08 January 2014

Will's Feed & Saddle Shop, Rochester

My great great grandpa's feed and saddle shop in Rochester (right).  The Mail Pouch sign and an earlier Henry George tabacco sign (just barely visible) would have been painted on the building while he owned it.
I seem to be on a family tree theme, if you'll indulge me a bit more.  A few weeks ago I was driving through Rochester and passed by a building that my grandfather told me once housed his grandfather's saddle and tack shop.  I had noticed the building next to it had been extensively renovated, covering up much of its original appearance, so I thought....shoot....I better take a picture of my great-great-granddad's store while it still looks like it did in the early 1900s.


Will and Adella Garner's home at 514 Fulton Street, Rochester
In the last years of his life I would drive my grandfather, whose real name was Charles, but he went by "Jack" to visit his sister, Hazel, who lived just outside of Rochester.  Gramps would point out various things he remembered in Rochester as a boy, though he grew up in Argos.  He told me once that his grandfather came with his brothers from Ireland.  I found that to be inaccurate.  He also told me that we were part Cherokee through that line.....another claim I've found no evidence of.  So, I do take hesitation on relaying the earlier part of this story-though his grandfather, William, was listed as owning a farm, and being a merchant in the censuses.

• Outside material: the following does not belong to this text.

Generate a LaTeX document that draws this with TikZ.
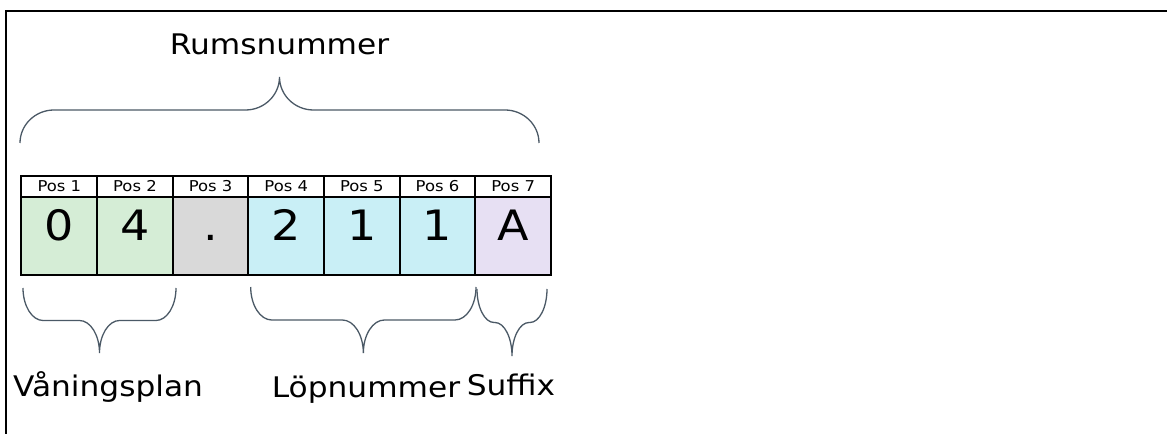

The William and Adella (Prill) Garner family, c. 1902.
"Will" Jacob Garner was born in Cass County, Michigan in 1861 to Henry, who, according to my grandfather's aunt, only stuck around long enough to make babies.  She was 95 when she told me this.....and I cleaned it up!  In Henry's defense, he was enlisted in the Union Army.  The family had lived in Wabash County for nearly 20 years before moving to Michigan, and then returning to Fulton County, Indiana after the war.  Will married Adella Prill, who was supposedly Cherokee, and they had a large family of nine children.  I've seen a photo of the farm they lived on near Leiter's Ford in the late 1800s.  But by 1900, Will had moved his family into Rochester to 514 Fulton Street, where Will and Adella continued to live until his death in 1942.  A brother named John, who they called "Jack" lived with Will's family in the early 1900s.  This was the first of four generations of Jacks in our family.

My great grandfather, Harley, and his father, Will, at Will's house on Fulton Street, c. 1939.
Will opened a feed, saddle and tack shop on the north end of Rochester's downtown, on the Michigan Road, in about 1900 just a few blocks from his house.  While in town I swung by to see if I could locate 514 Fulton Street.  It was still there and it matches the house I have a photo of from about 1940.  Every generation of my family since Will have also been entrepreneurs.  While that may seem like I'm bragging, my wife pointed out once that it's likely because we can't work for anyone else.  That seems highly accurate.


1 comment:

Jim said...

Not being able to work for others is a common trait among entrepreneurs!